‘Sacred cows make the tastiest hamburgers.’ — Abbie Hoffman
B. J. Skane was the quintessential gadfly. She pestered, questioned, challenged and often infuriated everyone around her. But we are diminished without her.
In preparing this column, I scanned over a hundred pieces that B. J. wrote for the Daily Post over the past couple of years. Topics range from West Papuan cultural legends The Black Brothers to attacks on the folly of the Black sands fish factory (remember that?), to yachting rules, to ground-breaking court cases.
B. J. was a terrier with a story. Once she’d got her teeth into something, there was no letting go. For better or for worse, she would immerse herself in the arcane details of her topic of the day, and she would not relent until she felt she could explain it in perfect detail.
For anyone attempting to edit her work, this proved a fascinating challenge. No one could gainsay her desire to tell all of the truth, whether we wanted to hear it or not. There are few of us here who did not—at least once or twice over the years—feel a momentary desire to hide under the desk when B. J. walked into the newsroom.
But she was rarely, if ever, wrong on the facts. Argue as you like with her conclusions, she was a consummate researcher, and her ability to lay out every painful detail of a story was without parallel in this country.
Many is the time I had been absolutely sure about a name, a date or a circumstance, only to discover with wry amusement that B. J. was right to correct me.
B. J.’s diminutive stature and long white mane of hair made her uniquely recognisable. And in the years that I’ve known her, first as a fellow freelancer, then as the guardian at the gates of the Daily Post, I came to feel a deep fondness for that indomitable profile.
It is no secret that her home life was difficult, to say the least. And yet she very rarely dwelt on her own challenges. She was a true champion for all of life’s victims, and a stalwart supporter of the many abandoned and neglected pets in town.
If we’re honest, there’s probably not a single one among us who hasn’t breathed a sigh—or even a muttered expletive—when dealing with B. J. But she had class. She had dignity.
And that’s more than can be said for many of the people she took on in her years as a freelance journalist.
She had a fierce belief in right and wrong; indeed she saw most of life in bright contrast. This led to her lean harder on ethical and moral points than many of us might have wanted. But she wasn’t blindly moralistic. And heaven help us, she was so very often right. Far more often than some would like to admit.

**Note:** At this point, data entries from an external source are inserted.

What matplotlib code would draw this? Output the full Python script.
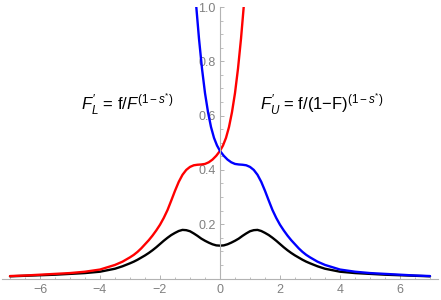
import numpy as np
import matplotlib
matplotlib.use("Agg")
import matplotlib.pyplot as plt
from matplotlib.ticker import MultipleLocator, FixedLocator

plt.rcParams['font.family'] = ['Liberation Sans', 'DejaVu Sans']
plt.rcParams['mathtext.fontset'] = 'custom'
plt.rcParams['mathtext.rm'] = 'Liberation Sans'
plt.rcParams['mathtext.it'] = 'Liberation Sans:italic'
plt.rcParams['mathtext.bf'] = 'Liberation Sans:bold'

# values (density f, symmetric)
x_f = [-7, -6.5, -6, -5.5, -5, -4.5, -4, -3.5, -3.25, -3, -2.875, -2.75, -2.625, -2.5,
       -2.375, -2.25, -2.125, -2, -1.875, -1.75, -1.625, -1.5, -1.375, -1.25, -1.125,
       -1, -0.875, -0.75, -0.625, -0.5, -0.375, -0.25, -0.125, 0,
       0.125, 0.25, 0.375, 0.5, 0.625, 0.75, 0.875, 1, 1.125, 1.25, 1.375, 1.5, 1.625,
       1.75, 1.875, 2, 2.125, 2.25, 2.375, 2.5, 2.625, 2.75, 2.875, 3, 3.25, 3.5, 4,
       4.5, 5, 5.5, 6, 6.5, 7]
f_vals = [0.008, 0.010, 0.012, 0.014, 0.017, 0.020, 0.025, 0.036, 0.045, 0.056, 0.062,
          0.069, 0.077, 0.085, 0.094, 0.104, 0.115, 0.127, 0.139, 0.150, 0.160, 0.168,
          0.175, 0.179, 0.178, 0.174, 0.166, 0.157, 0.147, 0.139, 0.132, 0.126, 0.122,
          0.121,
          0.122, 0.126, 0.132, 0.139, 0.147, 0.157, 0.166, 0.174, 0.178, 0.179, 0.175,
          0.168, 0.160, 0.150, 0.139, 0.127, 0.115, 0.104, 0.094, 0.085, 0.077, 0.069,
          0.062, 0.056, 0.045, 0.036, 0.025, 0.020, 0.017, 0.014, 0.012, 0.010, 0.008]

# lower-tail ratio F'_L (red)
x_low = [-7, -6.5, -6, -5.5, -5, -4.5, -4, -3.5, -3.25, -3, -2.875, -2.75, -2.625, -2.5,
         -2.375, -2.25, -2.125, -2, -1.875, -1.75, -1.625, -1.5, -1.375, -1.25, -1.125,
         -1, -0.875, -0.75, -0.625, -0.5, -0.375, -0.25, -0.125, 0,
         0.1, 0.2, 0.3, 0.4, 0.5, 0.6, 0.7, 0.8, 0.9]
low_vals = [0.009, 0.011, 0.014, 0.017, 0.020, 0.025, 0.033, 0.050, 0.062, 0.078, 0.087,
            0.098, 0.111, 0.126, 0.141, 0.158, 0.177, 0.198, 0.223, 0.252, 0.287, 0.323,
            0.356, 0.382, 0.400, 0.411, 0.417, 0.419, 0.420, 0.422, 0.428, 0.438, 0.452,
            0.470,
            0.490, 0.518, 0.558, 0.613, 0.683, 0.773, 0.883, 1.013, 1.163]

# upper-tail ratio F'_U (blue)
x_up = [-0.9, -0.8, -0.7, -0.6, -0.5, -0.4, -0.3, -0.2, -0.1, 0,
        0.125, 0.25, 0.375, 0.5, 0.625, 0.75, 0.875, 1, 1.125, 1.25, 1.375, 1.5, 1.625,
        1.75, 1.875, 2, 2.125, 2.25, 2.375, 2.5, 2.625, 2.75, 2.875, 3, 3.25, 3.5, 4,
        4.5, 5, 5.5, 6, 6.5, 7]
up_vals = [1.163, 1.013, 0.883, 0.773, 0.683, 0.613, 0.558, 0.518, 0.490, 0.470,
           0.452, 0.438, 0.428, 0.422, 0.420, 0.419, 0.417, 0.411, 0.400, 0.382, 0.356,
           0.323, 0.287, 0.252, 0.223, 0.198, 0.177, 0.158, 0.141, 0.126, 0.111, 0.098,
           0.087, 0.078, 0.062, 0.050, 0.033, 0.025, 0.020, 0.017, 0.014, 0.011, 0.009]

x_ticks = [-6, -4, -2, 0, 2, 4, 6]
y_ticks = [0.2, 0.4, 0.6, 0.8, 1.0]

fig = plt.figure(figsize=(4.41, 3.0), dpi=100)
ax = fig.add_axes([1.6 / 441, 21.5 / 300, 436.8 / 441, 271.5 / 300])

line_kw = dict(lw=1.7, solid_joinstyle='round', solid_capstyle='round')
ax.plot(x_f, f_vals, color='black', **line_kw)
ax.plot(x_low, low_vals, color='red', **line_kw)
ax.plot(x_up, up_vals, color='blue', **line_kw)

ax.set_xlim(-7.28, 7.28)
ax.set_ylim(0, 1.0)

axis_gray = '#b3b3b3'
label_gray = '#808080'
for side in ['top', 'right']:
    ax.spines[side].set_visible(False)
ax.spines['left'].set_position(('data', 0))
ax.spines['bottom'].set_position(('data', 0))
ax.spines['left'].set_color(axis_gray)
ax.spines['bottom'].set_color(axis_gray)
ax.spines['left'].set_linewidth(0.8)
ax.spines['bottom'].set_linewidth(0.8)

ax.xaxis.set_major_locator(FixedLocator(x_ticks))
ax.xaxis.set_minor_locator(MultipleLocator(0.5))
ax.yaxis.set_major_locator(FixedLocator(y_ticks))
ax.yaxis.set_minor_locator(MultipleLocator(0.05))
ax.set_xticklabels([f"{t:d}".replace('-', '\u2212') for t in x_ticks])
ax.set_yticklabels([f"{t:.1f}" for t in y_ticks])

ax.tick_params(which='major', direction='in', length=3.2, width=0.7, color=axis_gray,
               labelcolor=label_gray, labelsize=9)
ax.tick_params(which='minor', direction='in', length=1.8, width=0.6, color=axis_gray)
ax.tick_params(axis='x', pad=4)
ax.tick_params(axis='y', pad=3)

ax.text(-3.09, 0.617, r"$F_{L}^{\prime}$ = f/$F^{(1-s^{*})}$", ha='center',
        va='baseline', fontsize=12)
ax.text(3.4, 0.617, "$F_{U}^{\\prime}$ = f/(1\u2212F)$^{(1-s^{*})}$", ha='center',
        va='baseline', fontsize=12)

fig.savefig("out.png", dpi=100)
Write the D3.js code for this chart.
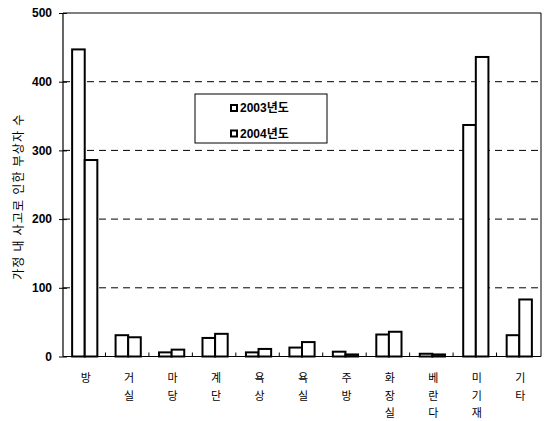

In those rare times when she wasn’t ensconced in her work, she was a chatty, affable woman who loved a bit of dry humour, and who managed to smile in circumstances that would break most people down.
She had a rapier’s resilience, and a rapier’s ability to pierce the densest ambiguity. No matter how many times she struck me or my friends to the quick, I cannot feel anything but warmth when I think of her.
And now that she’s gone, I mourn. Not so much for her. Her suffering is over. I mourn for the country. I fear our sacred cows may become all too fat and plentiful without B. J. around the skewer them.
We miss you B. J. More than you can know.